Książka porusza ważne tematy – miłość, nieszczęśliwe małżeństwo, poczucie obowiązku. Do tego wszystkiego toksyczna rodzina i wspomnienia. Nie jest to łatwa lektura. Momentami jest bardzo gorzka i smutna, niekiedy daje nadzieję i pozwala się uśmiechnąć. Gdy czyta się o tym, jak rodzina traktuje Iwonę, ma się ochotę potrząsnąć bohaterami – zarówno główną bohaterką, by zyskała nieco egoizmu, jak i jej najbliższymi, by zobaczyli, jak się zachowują. Emocje, które wywołuje książka są niesamowicie skrajne. Świadczy to tylko o tym, jak dobrze napisana jest ta pozycja.

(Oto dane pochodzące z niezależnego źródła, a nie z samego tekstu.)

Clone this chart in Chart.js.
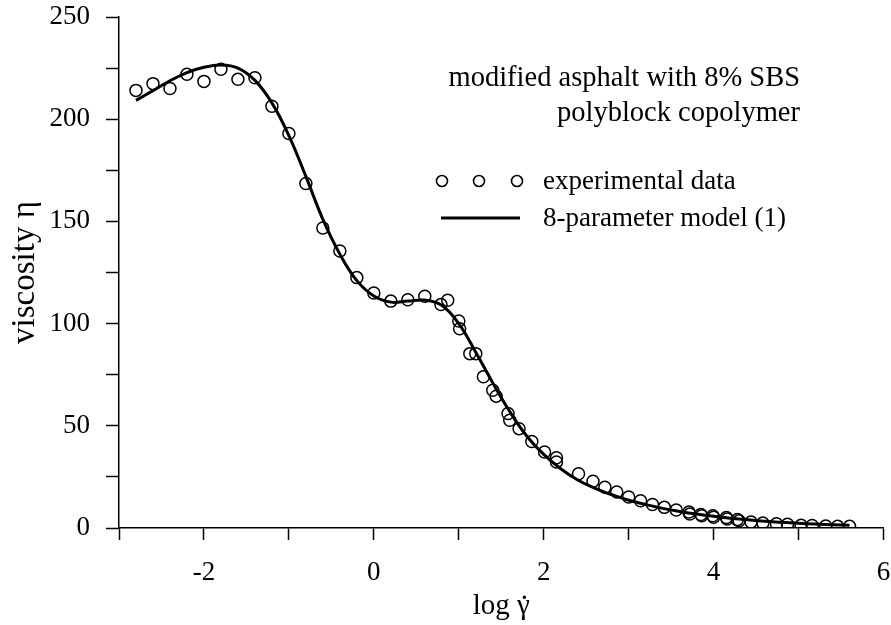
<!DOCTYPE html>
<html>
<head>
<meta charset="utf-8">
<script src="https://cdn.jsdelivr.net/npm/chart.js@4.4.0/dist/chart.umd.min.js"></script>
<style>
  html, body { margin: 0; padding: 0; background: #fff; }
  #wrap { width: 891px; height: 625px; position: relative; }
</style>
</head>
<body>
<div id="wrap"><canvas id="myChart" width="891" height="625"></canvas></div>
<script>
// experimental points (log shear rate, viscosity)
let expX = [-2.80, -2.60, -2.40, -2.20, -2.00, -1.80, -1.60, -1.40, -1.20, -1.00,
            -0.80, -0.60, -0.40, -0.20, 0.00, 0.20, 0.40, 0.60, 0.79, 0.87,
            1.00, 1.01, 1.13, 1.20, 1.29, 1.40, 1.44, 1.58, 1.60, 1.71,
            1.86, 2.01, 2.15, 2.15, 2.41, 2.58, 2.72, 2.86, 3.00, 3.14,
            3.28, 3.42, 3.56, 3.71, 3.72, 3.85, 3.86, 3.99, 4.00, 4.15,
            4.16, 4.28, 4.30, 4.44, 4.58, 4.74, 4.87, 5.03, 5.16, 5.32,
            5.46, 5.60];
let expY = [214.1, 217.4, 215.0, 222.0, 218.5, 224.4, 219.5, 220.3, 206.3, 193.0,
            168.5, 146.8, 135.5, 122.5, 115.0, 111.0, 111.7, 113.4, 109.3, 111.4,
            101.3, 97.5, 85.3, 85.3, 74.0, 67.4, 64.5, 56.0, 52.7, 48.6,
            42.3, 37.2, 34.4, 32.3, 26.5, 22.9, 19.9, 17.6, 15.2, 13.3,
            11.5, 10.1, 8.8, 7.8, 6.8, 6.6, 6.0, 6.0, 5.3, 5.1,
            4.4, 4.1, 3.5, 2.9, 2.4, 2.1, 1.8, 1.3, 1.2, 1.0,
            0.8, 0.8];

// 8-parameter model curve
let modelX = [-2.8, -2.6, -2.4, -2.2, -2.0, -1.8, -1.6, -1.4, -1.2, -1.0,
              -0.8, -0.6, -0.4, -0.2, 0.0, 0.2, 0.4, 0.6, 0.8, 1.0,
              1.2, 1.4, 1.6, 1.8, 2.0, 2.2, 2.4, 2.6, 2.8, 3.0,
              3.2, 3.4, 3.6, 3.8, 4.0, 4.2, 4.4, 4.6, 4.8, 5.0,
              5.2, 5.4, 5.6];
let modelY = [209.2, 214.0, 218.8, 222.8, 225.4, 226.5, 225.0, 219.0, 208.0, 192.0,
              172.0, 151.0, 134.0, 121.0, 113.5, 110.5, 111.0, 111.5, 109.0, 100.0,
              86.0, 71.0, 57.0, 45.0, 36.0, 29.0, 23.5, 19.5, 16.3, 13.6,
              11.5, 9.6, 8.1, 6.8, 5.7, 4.8, 4.0, 3.3, 2.8, 2.3,
              1.9, 1.6, 1.3];

let xTicks = [-2, 0, 2, 4, 6];
let yTicks = [0, 50, 100, 150, 200, 250];

let serif = '"Liberation Serif", "Times New Roman", serif';

let expPoints = expX.map((x, i) => ({ x: x, y: expY[i] }));
let modelPoints = modelX.map((x, i) => ({ x: x, y: modelY[i] }));

// text annotation, legend and x title drawn on top
const notes = {
  id: 'notes',
  afterDraw(chart) {
    let ctx = chart.ctx;
    let area = chart.chartArea;
    ctx.save();
    ctx.fillStyle = '#000';
    ctx.strokeStyle = '#000';
    ctx.font = '28.5px ' + serif;
    ctx.textBaseline = 'middle';
    ctx.textAlign = 'right';
    ctx.fillText('modified asphalt with 8% SBS', 800, 79);
    ctx.fillText('polyblock copolymer', 800, 114);

    ctx.font = '27px ' + serif;
    ctx.textAlign = 'left';
    ctx.fillText('experimental data', 543, 182);
    ctx.fillText('8-parameter model (1)', 543, 219);

    ctx.lineWidth = 1.6;
    [442, 479, 517].forEach(cx => {
      ctx.beginPath();
      ctx.arc(cx, 181, 5.5, 0, Math.PI * 2);
      ctx.stroke();
    });
    ctx.lineWidth = 3;
    ctx.beginPath();
    ctx.moveTo(441, 218);
    ctx.lineTo(520, 218);
    ctx.stroke();

    // x axis title: log γ with a dot above the gamma
    ctx.font = '29px ' + serif;
    ctx.textBaseline = 'alphabetic';
    let head = 'log ';
    let wHead = ctx.measureText(head).width;
    let wG = ctx.measureText('\u03B3').width;
    let x0 = (area.left + area.right) / 2 - (wHead + wG) / 2;
    let base = 614;
    ctx.textAlign = 'left';
    ctx.fillText(head, x0, base);
    ctx.fillText('\u03B3', x0 + wHead, base);
    ctx.textAlign = 'center';
    ctx.fillText('.', x0 + wHead + wG / 2 + 1, base - 15);
    ctx.restore();
  }
};

let ctx = document.getElementById('myChart').getContext('2d');
let myChart = new Chart(ctx, {
  type: 'scatter',
  data: {
    datasets: [{
      label: 'experimental data',
      data: expPoints,
      pointStyle: 'circle',
      pointRadius: 6,
      pointBorderWidth: 1.5,
      pointBorderColor: '#000',
      pointBackgroundColor: 'rgba(0,0,0,0)',
      showLine: false
    }, {
      label: '8-parameter model (1)',
      data: modelPoints,
      showLine: true,
      borderColor: '#000',
      borderWidth: 3,
      pointRadius: 0,
      tension: 0.4,
      fill: false
    }]
  },
  options: {
    responsive: false,
    animation: false,
    layout: { padding: { top: 17, right: 7, left: 0, bottom: 0 } },
    plugins: {
      legend: { display: false },
      tooltip: { enabled: false }
    },
    scales: {
      x: {
        type: 'linear',
        min: -3,
        max: 6,
        afterBuildTicks: (scale) => {
          scale.ticks = [];
          for (let v = -3; v <= 6; v++) scale.ticks.push({ value: v });
        },
        ticks: {
          color: '#000',
          font: { family: serif, size: 27 },
          padding: 17,
          maxRotation: 0,
          autoSkip: false,
          callback: (v) => xTicks.includes(v) ? String(v) : ''
        },
        grid: {
          drawOnChartArea: false,
          drawTicks: true,
          tickLength: 12,
          tickWidth: 1.5,
          tickColor: '#000'
        },
        border: { display: true, color: '#000', width: 1.5 },
        title: { display: false },
        afterFit: (scale) => {
          scale.height = 97;
          scale.paddingLeft = 0;
          scale.paddingRight = 0;
        }
      },
      y: {
        type: 'linear',
        min: 0,
        max: 250,
        afterBuildTicks: (scale) => {
          scale.ticks = [];
          for (let v = 0; v <= 250; v += 25) scale.ticks.push({ value: v });
        },
        ticks: {
          color: '#000',
          font: { family: serif, size: 27 },
          padding: 16,
          autoSkip: false,
          callback: (v) => yTicks.includes(v) ? String(v) : ''
        },
        grid: {
          drawOnChartArea: false,
          drawTicks: true,
          tickLength: 13,
          tickWidth: 1.5,
          tickColor: '#000'
        },
        border: { display: true, color: '#000', width: 1.5 },
        title: {
          display: true,
          text: 'viscosity \u03B7',
          color: '#000',
          font: { family: serif, size: 33 },
          padding: { top: 6, bottom: 0 }
        },
        afterFit: (scale) => {
          scale.width = 119;
          scale.paddingTop = 0;
          scale.paddingBottom = 0;
        }
      }
    }
  },
  plugins: [notes]
});
</script>
</body>
</html>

Minusów znalazłam kilka – na początku powieść rozpoczyna narracja pierwszoosobowa, dalej jest ona zmieniona na trzecioosobową. Jest to szczegół, który nie wszyscy zauważą, lecz uważnego czytelnika może on drażnić. Nie podoba mi się też stylistyka, którą znajdziemy w wielu książkach pani Marty, a mianowicie zapowiadanie czegoś, co ma się wydarzyć słowami „los zweryfikować miał moje myślenie” itd. Nie jest to błąd, ale wydaje mi się, że obecnie odeszło się do tego typu zabiegów i mogą one razić niektórych czytających. Inną rzeczą jest to, że rodzice bohaterki w jednym momencie zmieniają się nie do poznania. Jest to dość niedorzeczne, bo ludzie nie potrafią odmienić się w jednej chwili o 180 stopni. Moim zdaniem jest to nieco naciągane.

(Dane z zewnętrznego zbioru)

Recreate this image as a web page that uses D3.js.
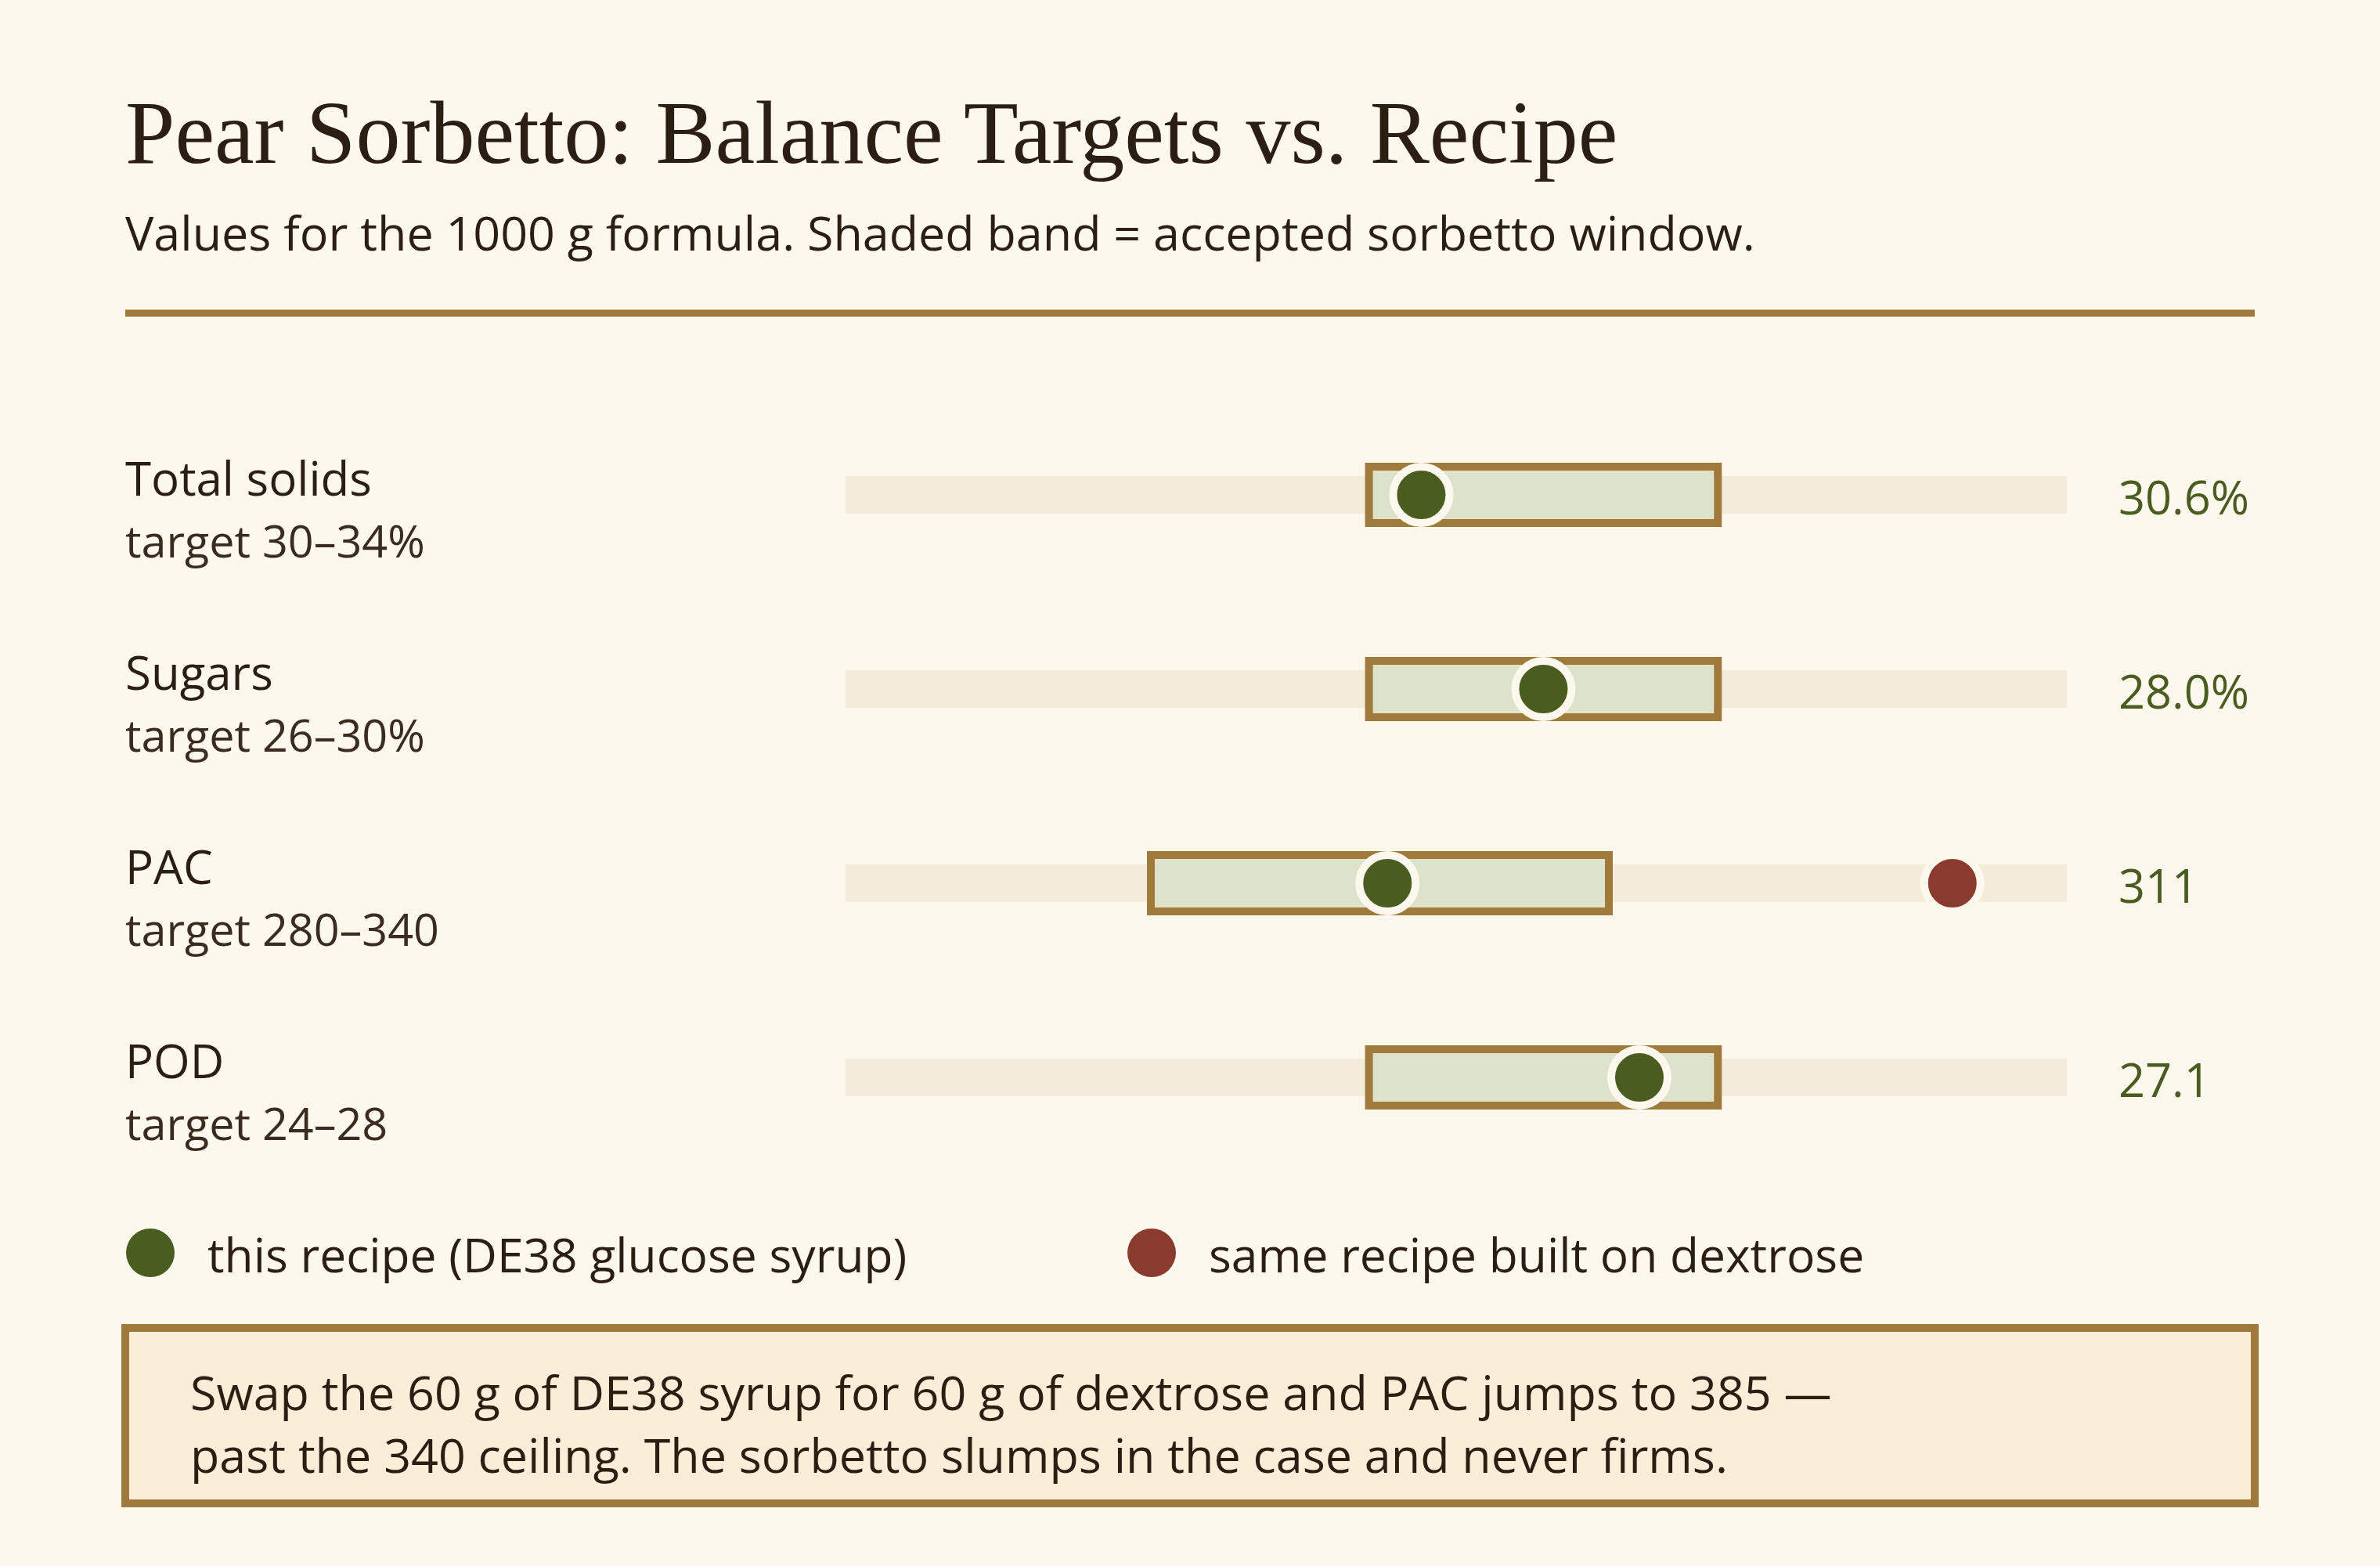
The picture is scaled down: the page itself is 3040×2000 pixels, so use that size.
<!DOCTYPE html>
<html>
<head>
<meta charset="utf-8">
<script src="https://cdn.jsdelivr.net/npm/d3@7"></script>
<style>
  html, body { margin: 0; padding: 0; background: #fdf8ee; }
  svg { display: block; }
</style>
</head>
<body>
<div id="chart"></div>
<script>
// ---- data ----
const metrics = ["Total solids", "Sugars", "PAC", "POD"];
const targetLabels = ["target 30–34%", "target 26–30%", "target 280–340", "target 24–28"];
const targetLow = [30, 26, 280, 24];
const targetHigh = [34, 30, 340, 28];
const recipeValues = [30.6, 28.0, 311, 27.1];
const valueLabels = ["30.6%", "28.0%", "311", "27.1"];
// dextrose version only differs on PAC
const dextroseValues = [null, null, 385, null];
// per-row scale domains
const domainMin = [24, 20, 240, 18];
const domainMax = [38, 34, 400, 32];
const legendLabels = ["this recipe (DE38 glucose syrup)", "same recipe built on dextrose"];
const noteLines = [
    "Swap the 60 g of DE38 syrup for 60 g of dextrose and PAC jumps to 385 —",
    "past the 340 ceiling. The sorbetto slumps in the case and never firms."
];

// ---- layout ----
const W = 3040, H = 2000;
const left = 160, right = 2880;
const trackX0 = 1080, trackX1 = 2640;
const sans = "'Open Sans', 'Noto Sans', sans-serif";
const serif = "Georgia, 'Liberation Serif', serif";

const colors = {
    bg: "#fdf8ee",
    ink: "#2b1e13",
    gold: "#a07a3a",
    track: "#f4ecd8",
    band: "#dde2cb",
    green: "#4a5c20",
    red: "#8b3a2e",
    note: "#faeed9"
};

const svg = d3.select("#chart").append("svg")
    .attr("width", W)
    .attr("height", H);

svg.append("rect")
    .attr("width", W).attr("height", H)
    .attr("fill", colors.bg);

// titles
svg.append("text")
    .text("Pear Sorbetto: Balance Targets vs. Recipe")
    .attr("x", left).attr("y", 208)
    .style("font-family", serif)
    .style("font-size", "114px")
    .style("fill", colors.ink);

svg.append("text")
    .text("Values for the 1000 g formula. Shaded band = accepted sorbetto window.")
    .attr("x", left).attr("y", 320)
    .style("font-family", sans)
    .style("font-size", "61px")
    .style("fill", colors.ink);

svg.append("line")
    .attr("x1", left).attr("x2", right)
    .attr("y1", 400).attr("y2", 400)
    .attr("stroke", colors.gold)
    .attr("stroke-width", 9);

// rows
const yScale = d3.scalePoint()
    .domain(metrics)
    .range([632, 1376]);

metrics.forEach((m, i) => {
    const cy = yScale(m);
    const x = d3.scaleLinear()
        .domain([domainMin[i], domainMax[i]])
        .range([trackX0, trackX1]);

    const row = svg.append("g");

    row.append("text")
        .text(m)
        .attr("x", left).attr("y", cy + 1)
        .style("font-family", sans)
        .style("font-size", "60px")
        .style("fill", colors.ink);

    row.append("text")
        .text(targetLabels[i])
        .attr("x", left).attr("y", cy + 80)
        .style("font-family", sans)
        .style("font-size", "57.5px")
        .style("fill", "#3a2d20");

    // full track
    row.append("rect")
        .attr("x", x(domainMin[i]))
        .attr("width", x(domainMax[i]) - x(domainMin[i]))
        .attr("y", cy - 24).attr("height", 48)
        .attr("fill", colors.track);

    // accepted window
    row.append("rect")
        .attr("x", x(targetLow[i]))
        .attr("width", x(targetHigh[i]) - x(targetLow[i]))
        .attr("y", cy - 36).attr("height", 72)
        .attr("fill", colors.band)
        .attr("stroke", colors.gold)
        .attr("stroke-width", 10);

    if (dextroseValues[i] != null) {
        row.append("circle")
            .attr("cx", x(dextroseValues[i])).attr("cy", cy)
            .attr("r", 36)
            .attr("fill", colors.red)
            .attr("stroke", colors.bg)
            .attr("stroke-width", 10);
    }

    row.append("circle")
        .attr("cx", x(recipeValues[i])).attr("cy", cy)
        .attr("r", 36)
        .attr("fill", colors.green)
        .attr("stroke", colors.bg)
        .attr("stroke-width", 10);

    row.append("text")
        .text(valueLabels[i])
        .attr("x", 2706).attr("y", cy + 25)
        .style("font-family", sans)
        .style("font-size", "59.5px")
        .style("fill", colors.green);
});

// legend
const legendColors = [colors.green, colors.red];
const legendX = [192, 1471];
legendLabels.forEach((lbl, i) => {
    svg.append("circle")
        .attr("cx", legendX[i]).attr("cy", 1600)
        .attr("r", 31)
        .attr("fill", legendColors[i]);
    svg.append("text")
        .text(lbl)
        .attr("x", legendX[i] + 73).attr("y", 1625)
        .style("font-family", sans)
        .style("font-size", "60.5px")
        .style("fill", colors.ink);
});

// note box
svg.append("rect")
    .attr("x", left).attr("y", 1696)
    .attr("width", right - left).attr("height", 224)
    .attr("fill", colors.note)
    .attr("stroke", colors.gold)
    .attr("stroke-width", 10);

noteLines.forEach((line, i) => {
    svg.append("text")
        .text(line)
        .attr("x", 243).attr("y", 1801 + i * 80)
        .style("font-family", sans)
        .style("font-size", "61px")
        .style("fill", colors.ink);
});
</script>
</body>
</html>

„Oszukana” to książka dość trudna i pełna emocji. Tematem jest na pewno oszustwo ze strony najbliższych, ale znajdziemy tu też miłość w różnych odcieniach i przemianę osobowości. Czas spędzony przy tej książce okaże się dla wielu godzinami pełnymi wzruszeń.
Polecam gorąco tym, którzy nie boją się podejść do tak wymagającej lektury, która napisana jest poprawnie, a jej temat może być traktowany uniwersalnie. Na pewno spodoba się tym, którzy chcą odnaleźć w książce emocje, przeżyć je razem z głównymi bohaterami i przeczytać o trudach miłości – nie tylko między kobietą i mężczyzną, ale też między dzieckiem i rodzicem.